• _Task objective_: Would you transcribe the whole listing exactly, minus its pictures?
## begin Supplied information
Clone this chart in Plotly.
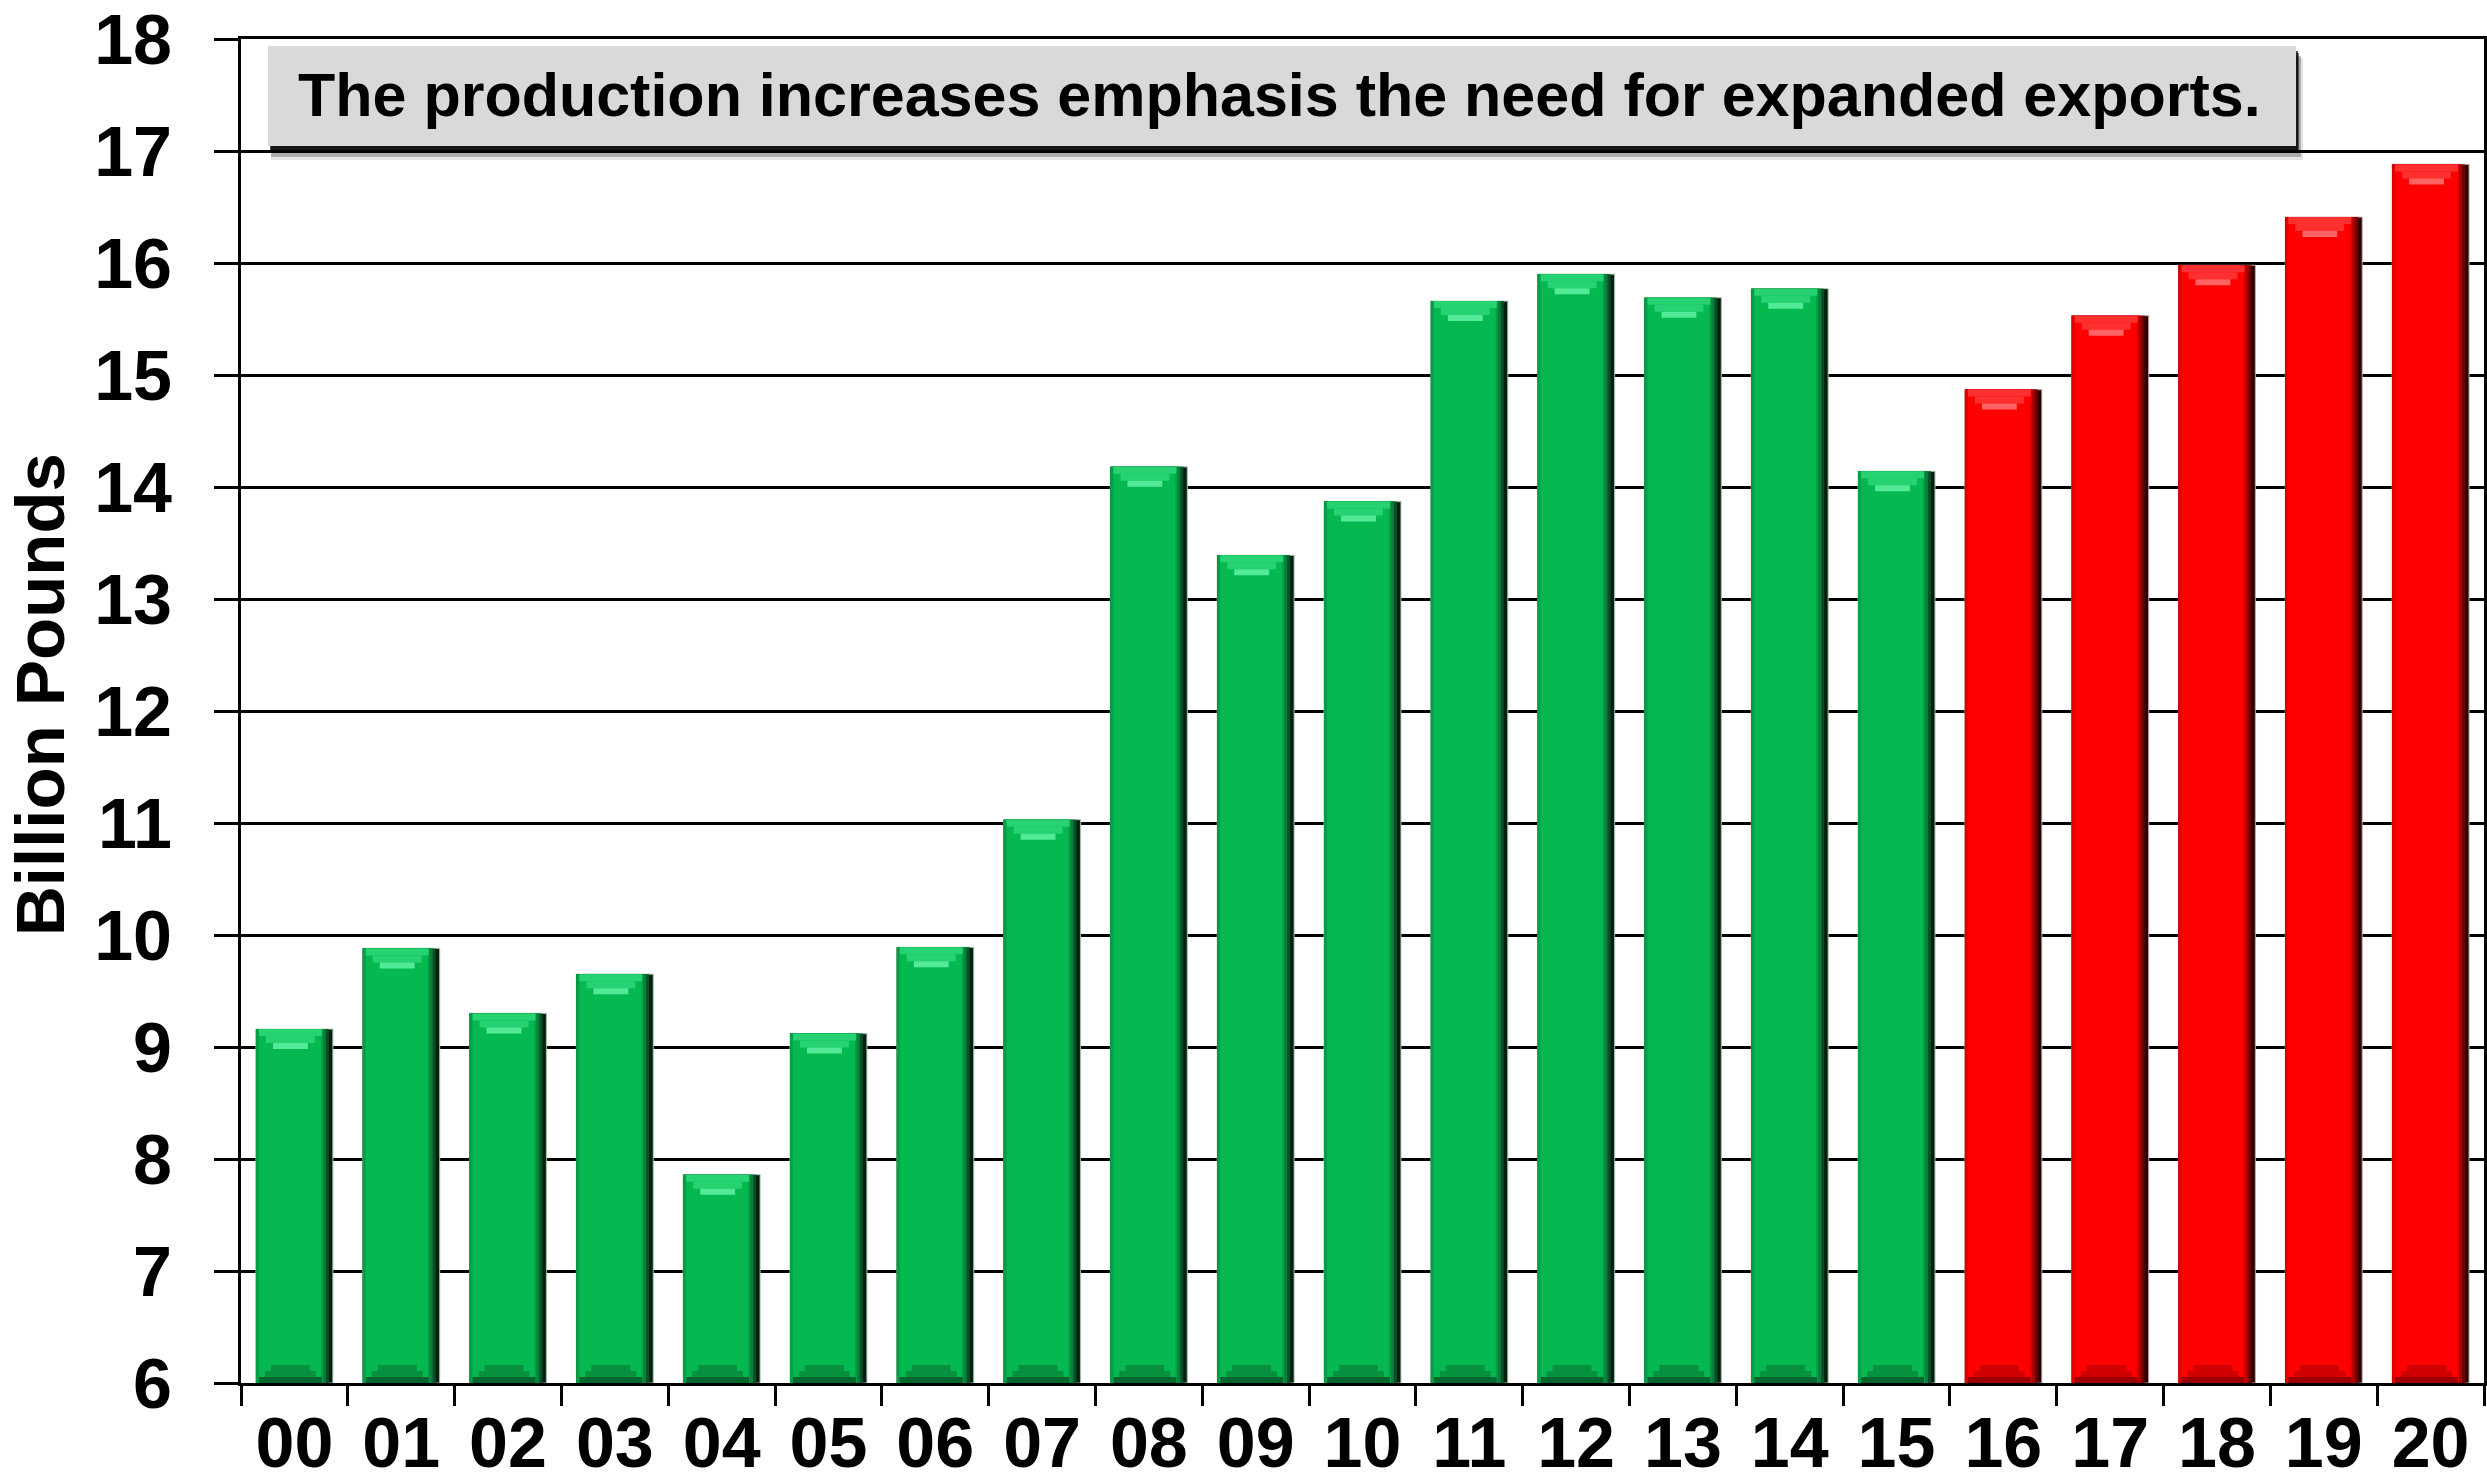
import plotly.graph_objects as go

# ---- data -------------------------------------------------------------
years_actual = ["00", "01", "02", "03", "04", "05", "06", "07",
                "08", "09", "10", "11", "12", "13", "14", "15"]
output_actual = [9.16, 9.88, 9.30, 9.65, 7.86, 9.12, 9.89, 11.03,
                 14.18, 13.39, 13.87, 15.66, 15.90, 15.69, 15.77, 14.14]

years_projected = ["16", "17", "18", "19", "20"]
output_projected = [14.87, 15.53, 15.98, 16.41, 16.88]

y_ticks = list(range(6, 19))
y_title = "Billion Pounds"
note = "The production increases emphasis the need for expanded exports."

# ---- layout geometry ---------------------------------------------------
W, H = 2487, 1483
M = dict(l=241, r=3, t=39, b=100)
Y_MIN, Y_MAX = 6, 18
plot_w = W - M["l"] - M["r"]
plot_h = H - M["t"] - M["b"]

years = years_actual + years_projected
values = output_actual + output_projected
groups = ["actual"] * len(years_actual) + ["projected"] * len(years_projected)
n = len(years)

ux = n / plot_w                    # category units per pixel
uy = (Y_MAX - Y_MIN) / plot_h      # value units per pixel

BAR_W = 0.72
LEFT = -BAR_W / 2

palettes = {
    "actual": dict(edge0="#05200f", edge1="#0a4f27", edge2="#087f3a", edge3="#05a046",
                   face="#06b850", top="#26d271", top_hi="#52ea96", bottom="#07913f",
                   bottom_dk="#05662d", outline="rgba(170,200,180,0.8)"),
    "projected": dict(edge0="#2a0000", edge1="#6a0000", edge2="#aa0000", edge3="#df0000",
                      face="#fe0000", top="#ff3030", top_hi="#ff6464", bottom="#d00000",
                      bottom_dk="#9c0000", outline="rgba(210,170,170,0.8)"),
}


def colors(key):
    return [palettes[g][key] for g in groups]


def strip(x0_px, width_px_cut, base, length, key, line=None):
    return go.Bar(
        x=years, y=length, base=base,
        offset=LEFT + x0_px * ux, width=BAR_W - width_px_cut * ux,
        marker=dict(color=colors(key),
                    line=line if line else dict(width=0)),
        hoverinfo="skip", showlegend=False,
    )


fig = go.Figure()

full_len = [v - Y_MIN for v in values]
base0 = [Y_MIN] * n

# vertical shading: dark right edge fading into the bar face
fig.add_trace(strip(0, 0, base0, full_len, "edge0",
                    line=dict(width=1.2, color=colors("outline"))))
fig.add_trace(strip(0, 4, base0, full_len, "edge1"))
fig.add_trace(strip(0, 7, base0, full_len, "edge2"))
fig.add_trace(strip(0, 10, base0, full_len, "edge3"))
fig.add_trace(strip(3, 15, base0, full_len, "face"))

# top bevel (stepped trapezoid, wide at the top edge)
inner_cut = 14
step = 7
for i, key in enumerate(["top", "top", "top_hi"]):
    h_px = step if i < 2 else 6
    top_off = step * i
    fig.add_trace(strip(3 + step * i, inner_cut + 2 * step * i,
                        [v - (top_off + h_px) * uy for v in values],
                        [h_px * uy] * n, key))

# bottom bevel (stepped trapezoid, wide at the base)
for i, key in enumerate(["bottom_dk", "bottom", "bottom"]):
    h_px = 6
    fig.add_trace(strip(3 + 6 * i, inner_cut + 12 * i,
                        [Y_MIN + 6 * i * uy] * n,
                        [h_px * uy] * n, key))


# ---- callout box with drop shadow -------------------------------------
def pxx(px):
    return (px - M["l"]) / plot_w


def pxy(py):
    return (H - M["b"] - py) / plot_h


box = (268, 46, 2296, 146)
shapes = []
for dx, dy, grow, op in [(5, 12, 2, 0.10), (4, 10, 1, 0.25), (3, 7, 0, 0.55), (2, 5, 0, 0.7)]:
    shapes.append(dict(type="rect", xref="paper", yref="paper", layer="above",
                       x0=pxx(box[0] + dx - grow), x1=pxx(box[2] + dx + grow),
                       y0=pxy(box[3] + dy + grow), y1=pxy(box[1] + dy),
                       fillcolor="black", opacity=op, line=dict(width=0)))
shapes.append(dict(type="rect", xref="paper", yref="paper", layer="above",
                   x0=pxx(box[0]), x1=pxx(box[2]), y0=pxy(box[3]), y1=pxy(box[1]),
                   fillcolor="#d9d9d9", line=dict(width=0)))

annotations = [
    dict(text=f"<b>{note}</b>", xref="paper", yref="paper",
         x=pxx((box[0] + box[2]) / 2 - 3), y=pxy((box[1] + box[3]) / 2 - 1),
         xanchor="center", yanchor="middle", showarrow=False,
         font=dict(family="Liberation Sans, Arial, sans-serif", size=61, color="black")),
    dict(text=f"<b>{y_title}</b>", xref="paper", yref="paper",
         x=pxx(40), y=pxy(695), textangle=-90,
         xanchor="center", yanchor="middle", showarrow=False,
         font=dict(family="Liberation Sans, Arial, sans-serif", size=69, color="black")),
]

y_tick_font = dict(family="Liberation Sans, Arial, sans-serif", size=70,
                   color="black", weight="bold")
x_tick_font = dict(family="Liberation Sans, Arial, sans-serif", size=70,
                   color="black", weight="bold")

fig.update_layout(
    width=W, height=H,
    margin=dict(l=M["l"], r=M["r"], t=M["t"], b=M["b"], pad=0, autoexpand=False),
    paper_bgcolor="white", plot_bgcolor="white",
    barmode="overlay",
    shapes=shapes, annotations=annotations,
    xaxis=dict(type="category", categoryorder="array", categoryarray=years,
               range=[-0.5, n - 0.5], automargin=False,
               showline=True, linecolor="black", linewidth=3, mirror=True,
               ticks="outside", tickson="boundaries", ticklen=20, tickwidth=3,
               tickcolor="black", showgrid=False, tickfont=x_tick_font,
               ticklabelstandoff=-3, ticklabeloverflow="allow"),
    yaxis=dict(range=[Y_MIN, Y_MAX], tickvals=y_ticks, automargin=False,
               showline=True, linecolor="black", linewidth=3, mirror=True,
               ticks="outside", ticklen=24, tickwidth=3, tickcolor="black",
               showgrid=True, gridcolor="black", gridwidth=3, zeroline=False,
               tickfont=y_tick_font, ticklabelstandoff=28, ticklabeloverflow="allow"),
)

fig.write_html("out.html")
## end Supplied information
• _Result for this exercise_:
Clone this chart in Plotly.
import plotly.graph_objects as go

# ---- data -------------------------------------------------------------
years_actual = ["00", "01", "02", "03", "04", "05", "06", "07",
                "08", "09", "10", "11", "12", "13", "14", "15"]
output_actual = [9.16, 9.88, 9.30, 9.65, 7.86, 9.12, 9.89, 11.03,
                 14.18, 13.39, 13.87, 15.66, 15.90, 15.69, 15.77, 14.14]

years_projected = ["16", "17", "18", "19", "20"]
output_projected = [14.87, 15.53, 15.98, 16.41, 16.88]

y_ticks = list(range(6, 19))
y_title = "Billion Pounds"
note = "The production increases emphasis the need for expanded exports."

# ---- layout geometry ---------------------------------------------------
W, H = 2487, 1483
M = dict(l=241, r=3, t=39, b=100)
Y_MIN, Y_MAX = 6, 18
plot_w = W - M["l"] - M["r"]
plot_h = H - M["t"] - M["b"]

years = years_actual + years_projected
values = output_actual + output_projected
groups = ["actual"] * len(years_actual) + ["projected"] * len(years_projected)
n = len(years)

ux = n / plot_w                    # category units per pixel
uy = (Y_MAX - Y_MIN) / plot_h      # value units per pixel

BAR_W = 0.72
LEFT = -BAR_W / 2

palettes = {
    "actual": dict(edge0="#05200f", edge1="#0a4f27", edge2="#087f3a", edge3="#05a046",
                   face="#06b850", top="#26d271", top_hi="#52ea96", bottom="#07913f",
                   bottom_dk="#05662d", outline="rgba(170,200,180,0.8)"),
    "projected": dict(edge0="#2a0000", edge1="#6a0000", edge2="#aa0000", edge3="#df0000",
                      face="#fe0000", top="#ff3030", top_hi="#ff6464", bottom="#d00000",
                      bottom_dk="#9c0000", outline="rgba(210,170,170,0.8)"),
}


def colors(key):
    return [palettes[g][key] for g in groups]


def strip(x0_px, width_px_cut, base, length, key, line=None):
    return go.Bar(
        x=years, y=length, base=base,
        offset=LEFT + x0_px * ux, width=BAR_W - width_px_cut * ux,
        marker=dict(color=colors(key),
                    line=line if line else dict(width=0)),
        hoverinfo="skip", showlegend=False,
    )


fig = go.Figure()

full_len = [v - Y_MIN for v in values]
base0 = [Y_MIN] * n

# vertical shading: dark right edge fading into the bar face
fig.add_trace(strip(0, 0, base0, full_len, "edge0",
                    line=dict(width=1.2, color=colors("outline"))))
fig.add_trace(strip(0, 4, base0, full_len, "edge1"))
fig.add_trace(strip(0, 7, base0, full_len, "edge2"))
fig.add_trace(strip(0, 10, base0, full_len, "edge3"))
fig.add_trace(strip(3, 15, base0, full_len, "face"))

# top bevel (stepped trapezoid, wide at the top edge)
inner_cut = 14
step = 7
for i, key in enumerate(["top", "top", "top_hi"]):
    h_px = step if i < 2 else 6
    top_off = step * i
    fig.add_trace(strip(3 + step * i, inner_cut + 2 * step * i,
                        [v - (top_off + h_px) * uy for v in values],
                        [h_px * uy] * n, key))

# bottom bevel (stepped trapezoid, wide at the base)
for i, key in enumerate(["bottom_dk", "bottom", "bottom"]):
    h_px = 6
    fig.add_trace(strip(3 + 6 * i, inner_cut + 12 * i,
                        [Y_MIN + 6 * i * uy] * n,
                        [h_px * uy] * n, key))


# ---- callout box with drop shadow -------------------------------------
def pxx(px):
    return (px - M["l"]) / plot_w


def pxy(py):
    return (H - M["b"] - py) / plot_h


box = (268, 46, 2296, 146)
shapes = []
for dx, dy, grow, op in [(5, 12, 2, 0.10), (4, 10, 1, 0.25), (3, 7, 0, 0.55), (2, 5, 0, 0.7)]:
    shapes.append(dict(type="rect", xref="paper", yref="paper", layer="above",
                       x0=pxx(box[0] + dx - grow), x1=pxx(box[2] + dx + grow),
                       y0=pxy(box[3] + dy + grow), y1=pxy(box[1] + dy),
                       fillcolor="black", opacity=op, line=dict(width=0)))
shapes.append(dict(type="rect", xref="paper", yref="paper", layer="above",
                   x0=pxx(box[0]), x1=pxx(box[2]), y0=pxy(box[3]), y1=pxy(box[1]),
                   fillcolor="#d9d9d9", line=dict(width=0)))

annotations = [
    dict(text=f"<b>{note}</b>", xref="paper", yref="paper",
         x=pxx((box[0] + box[2]) / 2 - 3), y=pxy((box[1] + box[3]) / 2 - 1),
         xanchor="center", yanchor="middle", showarrow=False,
         font=dict(family="Liberation Sans, Arial, sans-serif", size=61, color="black")),
    dict(text=f"<b>{y_title}</b>", xref="paper", yref="paper",
         x=pxx(40), y=pxy(695), textangle=-90,
         xanchor="center", yanchor="middle", showarrow=False,
         font=dict(family="Liberation Sans, Arial, sans-serif", size=69, color="black")),
]

y_tick_font = dict(family="Liberation Sans, Arial, sans-serif", size=70,
                   color="black", weight="bold")
x_tick_font = dict(family="Liberation Sans, Arial, sans-serif", size=70,
                   color="black", weight="bold")

fig.update_layout(
    width=W, height=H,
    margin=dict(l=M["l"], r=M["r"], t=M["t"], b=M["b"], pad=0, autoexpand=False),
    paper_bgcolor="white", plot_bgcolor="white",
    barmode="overlay",
    shapes=shapes, annotations=annotations,
    xaxis=dict(type="category", categoryorder="array", categoryarray=years,
               range=[-0.5, n - 0.5], automargin=False,
               showline=True, linecolor="black", linewidth=3, mirror=True,
               ticks="outside", tickson="boundaries", ticklen=20, tickwidth=3,
               tickcolor="black", showgrid=False, tickfont=x_tick_font,
               ticklabelstandoff=-3, ticklabeloverflow="allow"),
    yaxis=dict(range=[Y_MIN, Y_MAX], tickvals=y_ticks, automargin=False,
               showline=True, linecolor="black", linewidth=3, mirror=True,
               ticks="outside", ticklen=24, tickwidth=3, tickcolor="black",
               showgrid=True, gridcolor="black", gridwidth=3, zeroline=False,
               tickfont=y_tick_font, ticklabelstandoff=28, ticklabeloverflow="allow"),
)

fig.write_html("out.html")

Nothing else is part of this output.